Archive for the ‘Amazon EC2’ Category

Parallel GeoProcessing

parallel

A large city here in Texas has done a highly detailed sidewalk inventory. In addition, they’ve created “missing sidewalk” segments representing places where sidewalks could be constructed. In order to prioritize construction they are having me write a program that scores each missing sidewalk segment based on a variety of factors. Many of these factors involve proximity to other things like bus stops, office buildings etc. While I don’t know the name for this, it seems like this is a common pattern for GIS modeling: For each sidewalk, buffer it, search for nearby things and compute a score, basically just an application of Tobler’s 1st law of geography.

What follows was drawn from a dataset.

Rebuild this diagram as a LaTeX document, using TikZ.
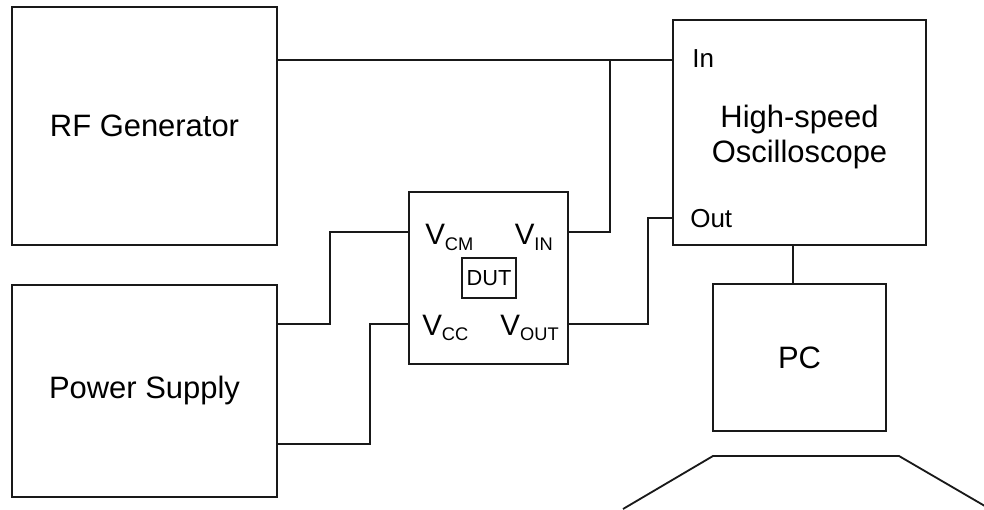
\documentclass[tikz,border=0pt]{standalone}
\usepackage{fontspec}
\setmainfont{Liberation Sans}
\usepackage{tikz}
\usetikzlibrary{positioning}
\definecolor{wiregray}{RGB}{25,25,25}
\newcommand{\pinsub}[1]{V\raisebox{-4pt}{\fontsize{13}{13}\selectfont #1}}

\begin{document}
\begin{tikzpicture}[
        block/.style={draw=wiregray, line width=1.3pt, minimum width=6.625cm, minimum height=5.3cm, align=center, font=\fontsize{22}{25}\selectfont, inner sep=0pt},
        chip/.style={draw=wiregray, line width=1.3pt, minimum width=1.35cm, minimum height=1cm, font=\fontsize{15.5}{17}\selectfont, inner sep=0pt},
        wire/.style={line width=1.3pt, draw=wiregray},
        pin/.style={font=\fontsize{21}{25}\selectfont, inner sep=0pt},
        port/.style={font=\fontsize{18.5}{22}\selectfont, inner sep=0pt, anchor=base west}
      ]
      \useasboundingbox (0,0) rectangle (24.6,12.725);

      \node[block, minimum height=5.95cm] (rf) at (3.6125,9.575) {RF Generator};
      \node[block] (ps) at (3.6125,2.95) {Power Supply};
      \node[block, minimum width=3.975cm, minimum height=4.3cm] (dut) at (12.2125,5.775) {};
      \node[chip] (core) at (12.225,5.775) {DUT};
      \node[block, minimum width=6.325cm, minimum height=5.625cm] (osc) at (19.9875,9.4125) {};
      \node[align=center, font=\fontsize{22}{25}\selectfont, inner sep=0pt] (osctext) at (19.9875,9.3) {High-speed\\Oscilloscope};
      \node[block, minimum width=4.325cm, minimum height=3.675cm] (pc) at (19.9875,3.7875) {PC};

      % pin labels of the DUT
      \node[pin, anchor=base west] (lcm) at (10.625,6.6) {\pinsub{CM}};
      \node[pin, anchor=base east] (lin) at (13.825,6.6) {\pinsub{IN}};
      \node[pin, anchor=base west] (lcc) at (10.55,4.35) {\pinsub{CC}};
      \node[pin, anchor=base east] (lout) at (13.975,4.35) {\pinsub{OUT}};
      \node[port] (lscin) at (17.3,11.025) {In};
      \node[port] (lscout) at (17.25,7.025) {Out};

      % connection points
      \coordinate (oscin) at (osc.west |- 0,11.225);
      \coordinate (oscout) at (osc.west |- 0,7.275);
      \coordinate (rfout) at (rf.east |- oscin);
      \coordinate (tap) at (15.25,11.225);
      \coordinate (vcm) at (dut.west |- 0,6.925);
      \coordinate (vcc) at (dut.west |- 0,4.625);
      \coordinate (vin) at (dut.east |- 0,6.925);
      \coordinate (vout) at (dut.east |- 0,4.625);
      \coordinate (psa) at (ps.east |- 0,4.625);
      \coordinate (psb) at (ps.east |- 0,1.625);

      \draw[wire] (rfout) -- (oscin);
      \draw[wire] (vin) -| (tap);
      \draw[wire] (psa) -- ++(1.3,0) |- (vcm);
      \draw[wire] (psb) -- ++(2.3,0) |- (vcc);
      \draw[wire] (vout) -- ++(1.975,0) |- (oscout);
      \draw[wire] ([xshift=-0.1625cm]osc.south) -- ([xshift=-0.1625cm]pc.north);

      % screen outline, cut by the lower edge
      \draw[wire] (15.575,0) -- (17.825,1.325) -- (22.475,1.325) -- (24.75,0);
    \end{tikzpicture}
\end{document}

The problem is that this is very slow. To make it faster, I’m considering parallelization – divide up the problem across many machines, each scoring sidewalks in a different area of the city. Once each area is complete, merge together the results from each area.

One machine would be the “master”, the rest would be scorers. The master would divide up the city into rectangular areas and put job requests into an Amazon Simple Queue Service queue. Each scorer machines would read this queue, score the area described by the job, and write results the the url prescribed by the job result message in a different queue (also prescribed by the job). The master would read this queue, fetch the results using the url, and append it to the master result.

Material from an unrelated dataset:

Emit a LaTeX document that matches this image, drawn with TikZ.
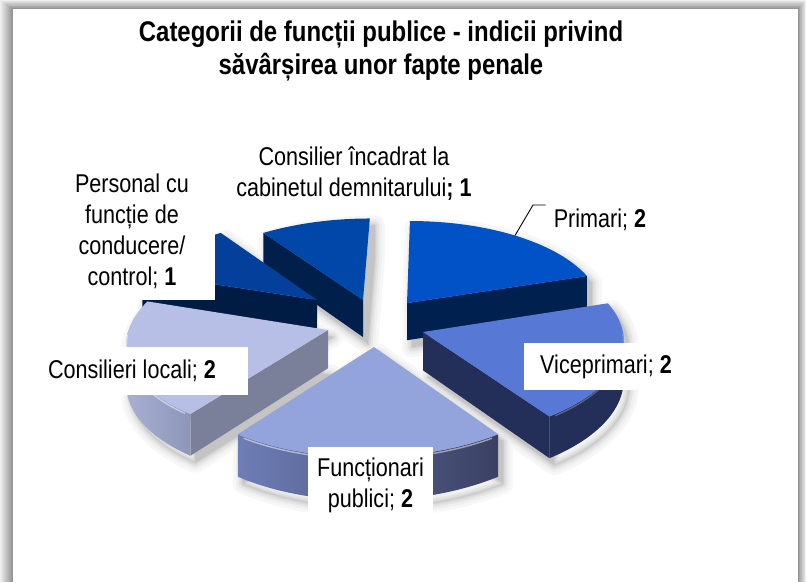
\documentclass[tikz,border=0pt]{standalone}
\usepackage{fontspec}
\setmainfont{Liberation Sans}[FakeStretch=0.84]
\definecolor{priTop}{HTML}{0052C6}
\definecolor{priSide}{HTML}{00214F}
\definecolor{incTop}{HTML}{0047AA}
\definecolor{incSide}{HTML}{001F4A}
\definecolor{perTop}{HTML}{053F9C}
\definecolor{perSide}{HTML}{001B44}
\definecolor{vicTop}{HTML}{5878D6}
\definecolor{vicSide}{HTML}{232F58}
\definecolor{funTop}{HTML}{93A3DC}
\definecolor{funSideL}{HTML}{6E7EB6}
\definecolor{funSideR}{HTML}{3A4062}
\definecolor{conTop}{HTML}{B7BFE6}
\definecolor{conRad}{HTML}{7A8099}
\definecolor{conSideL}{HTML}{A8B0D4}
\definecolor{conSideR}{HTML}{8D95B8}
% sector (top or bottom face) : u0 v0 a1 a2 z
\newcommand\pieSec[5]{plot[domain=#3:#4,samples=40,variable=\ang]({PX(#1+cos(\ang),#2+sin(\ang))},{PY(#1+cos(\ang),#2+sin(\ang),#5)}) -- ({PX(#1,#2)},{PY(#1,#2,#5)}) -- cycle}
% radial cut face : u0 v0 angle
\newcommand\pieRad[3]{({PX(#1,#2)},{PY(#1,#2,0)}) -- ({PX(#1+cos(#3),#2+sin(#3))},{PY(#1+cos(#3),#2+sin(#3),0)}) -- ({PX(#1+cos(#3),#2+sin(#3))},{PY(#1+cos(#3),#2+sin(#3),1)}) -- ({PX(#1,#2)},{PY(#1,#2,1)}) -- cycle}
% outer rim face : u0 v0 a1 a2
\newcommand\pieRim[4]{plot[domain=#3:#4,samples=30,variable=\ang]({PX(#1+cos(\ang),#2+sin(\ang))},{PY(#1+cos(\ang),#2+sin(\ang),0)}) -- plot[domain=#4:#3,samples=30,variable=\ang]({PX(#1+cos(\ang),#2+sin(\ang))},{PY(#1+cos(\ang),#2+sin(\ang),1)}) -- cycle}
% arc only
\newcommand\pieArc[5]{plot[domain=#3:#4,samples=30,variable=\ang]({PX(#1+cos(\ang),#2+sin(\ang))},{PY(#1+cos(\ang),#2+sin(\ang),#5)})}
% silhouette for shadow
\newcommand\pieShadow[4]{\pieSec{#1}{#2}{#3}{#4}{0} \pieSec{#1}{#2}{#3}{#4}{1} \pieRim{#1}{#2}{#3}{#4}}
\begin{document}
\begin{tikzpicture}[x=1pt,y=-1pt,
  declare function={PX(\uu,\vv)=440+198*\uu/(1+0.1*\vv); PY(\uu,\vv,\zz)=323+(-94*\vv+38*\zz)/(1+0.1*\vv);},
  lbl/.style={font=\fontsize{25.7}{30.8}\selectfont, align=center, inner sep=0pt},
  lblbox/.style={lbl, fill=white},
  leader/.style={draw=black, line width=0.9pt}]
\useasboundingbox (0,0) rectangle (806,582);
% ---- frame with soft grey border
\foreach \i [evaluate=\i as \c using 6+3*\i, evaluate=\i as \r using 806-\i*8/13, evaluate=\i as \t using \i*9/13] in {0,...,12} {
  \fill[black!\c] (\i,\t) rectangle (\r,582);
}
\fill[white] (13,9) rectangle (798,582);
% ---- soft shadows
\foreach \w/\c in {20/3,14/6,9/10,5/14,2/19}{
  \begin{scope}[shift={(5,7)}]
    \filldraw[black!\c, line width=\w pt, line join=round] \pieShadow{-0.3987}{0.251}{90}{126};
    \filldraw[black!\c, line width=\w pt, line join=round] \pieShadow{-0.1703}{0.217}{18}{90};
    \filldraw[black!\c, line width=\w pt, line join=round] \pieShadow{-0.6368}{0.251}{126}{162};
    \filldraw[black!\c, line width=\w pt, line join=round] \pieShadow{-0.0850}{-0.095}{-54}{18};
    \filldraw[black!\c, line width=\w pt, line join=round] \pieShadow{-0.5615}{-0.074}{162}{234};
    \filldraw[black!\c, line width=\w pt, line join=round] \pieShadow{-0.3250}{-0.249}{234}{306};
  \end{scope}
}
\begin{scope}[shift={(5,7)}]
  \fill[black!23] \pieShadow{-0.3987}{0.251}{90}{126};
  \fill[black!23] \pieShadow{-0.1703}{0.217}{18}{90};
  \fill[black!23] \pieShadow{-0.6368}{0.251}{126}{162};
  \fill[black!23] \pieShadow{-0.0850}{-0.095}{-54}{18};
  \fill[black!23] \pieShadow{-0.5615}{-0.074}{162}{234};
  \fill[black!23] \pieShadow{-0.3250}{-0.249}{234}{306};
\end{scope}
% ---- slices, back to front
% Consilier incadrat la cabinetul demnitarului (1)
\fill[incSide] \pieRad{-0.3987}{0.251}{126};
\fill[incTop] \pieSec{-0.3987}{0.251}{90}{126}{0};
% Primari (2)
\fill[priSide] \pieRad{-0.1703}{0.217}{18};
\fill[priTop] \pieSec{-0.1703}{0.217}{18}{90}{0};
% Personal cu functie de conducere/control (1)
\fill[perSide] \pieRad{-0.6368}{0.251}{162};
\fill[perTop] \pieSec{-0.6368}{0.251}{126}{162}{0};
% Viceprimari (2)
\fill[vicSide] \pieRim{-0.0850}{-0.095}{-54}{0};
\fill[vicSide] \pieRad{-0.0850}{-0.095}{-54};
\fill[vicTop] \pieSec{-0.0850}{-0.095}{-54}{18}{0};
\draw[white, opacity=0.25, line width=1.4pt] \pieArc{-0.0850}{-0.095}{-52}{0}{0.04};
% Consilieri locali (2)
\shade[left color=conSideL, right color=conSideR] \pieRim{-0.5615}{-0.074}{180}{234};
\fill[conRad] \pieRad{-0.5615}{-0.074}{234};
\fill[conTop] \pieSec{-0.5615}{-0.074}{162}{234}{0};
\draw[white, opacity=0.5, line width=1.4pt] \pieArc{-0.5615}{-0.074}{182}{232}{0.04};
% Functionari publici (2)
\shade[left color=funSideL, right color=funSideR] \pieRim{-0.3250}{-0.249}{234}{306};
\fill[funTop] \pieSec{-0.3250}{-0.249}{234}{306}{0};
\draw[white, opacity=0.5, line width=1.4pt] \pieArc{-0.3250}{-0.249}{236}{304}{0.04};
% ---- title
\node[lbl, font=\fontsize{28.5}{33}\selectfont\bfseries] (title) at (381,51)
  {Categorii de funcții publice - indicii privind\\săvârșirea unor fapte penale};
% ---- data labels
\node[lblbox, minimum width=250, minimum height=62] (lInc) at (354,174)
  {Consilier încadrat la\\cabinetul demnitarului\textbf{; 1}};
\node[lblbox, minimum width=166, minimum height=137] (lPer) at (132,231.5)
  {Personal cu\\funcție de\\conducere/\\control; \textbf{1}};
\node[lblbox, minimum width=232, minimum height=48] (lCon) at (132,371)
  {Consilieri locali; \textbf{2}};
\node[lblbox, minimum width=164, minimum height=47] (lVic) at (606,366.5)
  {Viceprimari; \textbf{2}};
\node[lblbox, minimum width=125, minimum height=76] (lFun) at (370.5,485)
  {Funcționari\\publici; \textbf{2}};
\node[lbl, inner xsep=8pt] (lPri) at (600,220) {Primari; \textbf{2}};
% ---- leader line for Primari
\coordinate (pa) at ({PX(-0.1703+cos(54),0.217+sin(54))},{PY(-0.1703+cos(54),0.217+sin(54),0)});
\coordinate (pb) at (533,205);
\draw[leader] (pa) -- (pb) -- (pb -| lPri.west);
\end{tikzpicture}
\end{document}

Since all scorer processes are hitting against the same geodatabase, I suspect the geodatabase would become the bottleneck. Suppose I had an unlimited number of scorer machines at my disposal. Doubling the number of them would not cut execution time in half, but I wonder what the factor would be? What is the optimal area size? Certainly having a tiny area with just a few sidewalks doesn’t make sense, but neither would a huge area. How can we determine optimal size?

There is really no reason the master process needs to be on the same side of the firewall as the scorer processes. This means it should be possible to write a Web Service that allows 3rd parties to submit scoring jobs. For example, realtors could score each available property based on proximity to other features relevant to a particular homebuyer.

What I’m proposing here sure sounds a lot like what Hadoop does. I wonder if we will ever see the day when we can use something like hadoop for geoprocessing with ArcObjects on .NET ?

Geoprocessing Sandboxes as a Service

Though I haven’t used it in production, I really like the ESRI geoprocessing server concept. ESRI’s approach involves authoring, publishing and consuming. However, from what I can tell, it requires authors to do their work inside the firewall.

I contend that authoring from outside the firewall would have business value.

For example, say I’m a data vendor with a very large geodatabase. My business model involves selling cpu cycles, data i/o, memory usage etc. I’m too busy keeping my data accurate and current to mess with writing all sorts of geoprocessing models. Instead, I would like to provide a platform where others author the models and I simply charge them for resources used.

Users would create an account with their credit card, similar to Amazon Web Services. Once they have an account they may create .NET assemblies and submit them as a job, perhaps via REST. The server runs the assembly within a sandbox, measuring database i/o, cpu cycles, memory usage etc. and applies charges to the user’s account accordingly. By running within the firewall, the assembly has more efficient access to the DBMS so that much more interesting things may be done.

To make it easier for authors, I would provide Visual Studio plugins to assist the development of assemblies. Perhaps they submit source code to the service, and let the server compile it. Or maybe something like the new dynamic lookup would allow me to test with a local small sample database, then once I got it working submit it to the server. Or better yet, maybe a thinclient IDE that allows editing of code on the server itself. Maybe ESRI could web-enable modelbuilder?

The submitted job could be configured to stay alive, and the user could then, in turn, sell use of his service to his own subscribers. This would be similar to weogeo‘s concept but with services instead of data.

In a way, this would be crowdsourcing the development of geoprocessing models. Doing something like this would allow ESRI to bring in more developers (authors) of ArcGIS server applications. Right now the cost of ArcGIS server is just too high both in terms of license costs and administration. Perhaps Amazon will spatially enable SimpleDB so that in conjunction with EC2 authors of services will have a low-cost platform.

MapReduce for Large Geodatasets


Here‘s an interesting video where Google describes how they use MapReduce to build connectivity in their street data. In ESRI terminology, this how they clean and build topology using parallel processing. They also briefly mention using it to render map tiles.

They don’t go into detail, but apparently those of us outside Google could do this sort of thing using Hadoop on Amazon EC2.

A challenge with tile caches is keeping them up to date with the vectors they depict. Here is how ESRI does it. I think ESRI needs to allow us to scale tile generation across a large number of cpus the way Google does. The licensing model needs to allow this. It seems like opensource Geo software on a paid AMI could be coupled with Hadoop on EC2 to do this.

Once that happens, an agency like a state data center could rebuild tile caches on EC2/S3 nightly from, for example, a statewide vector layer of parcel maps.

I’ve heard rebuilding a geodatabase topology for the nationwide census takes over 24 hours. I bet a MapReduce approach would be much faster for this too.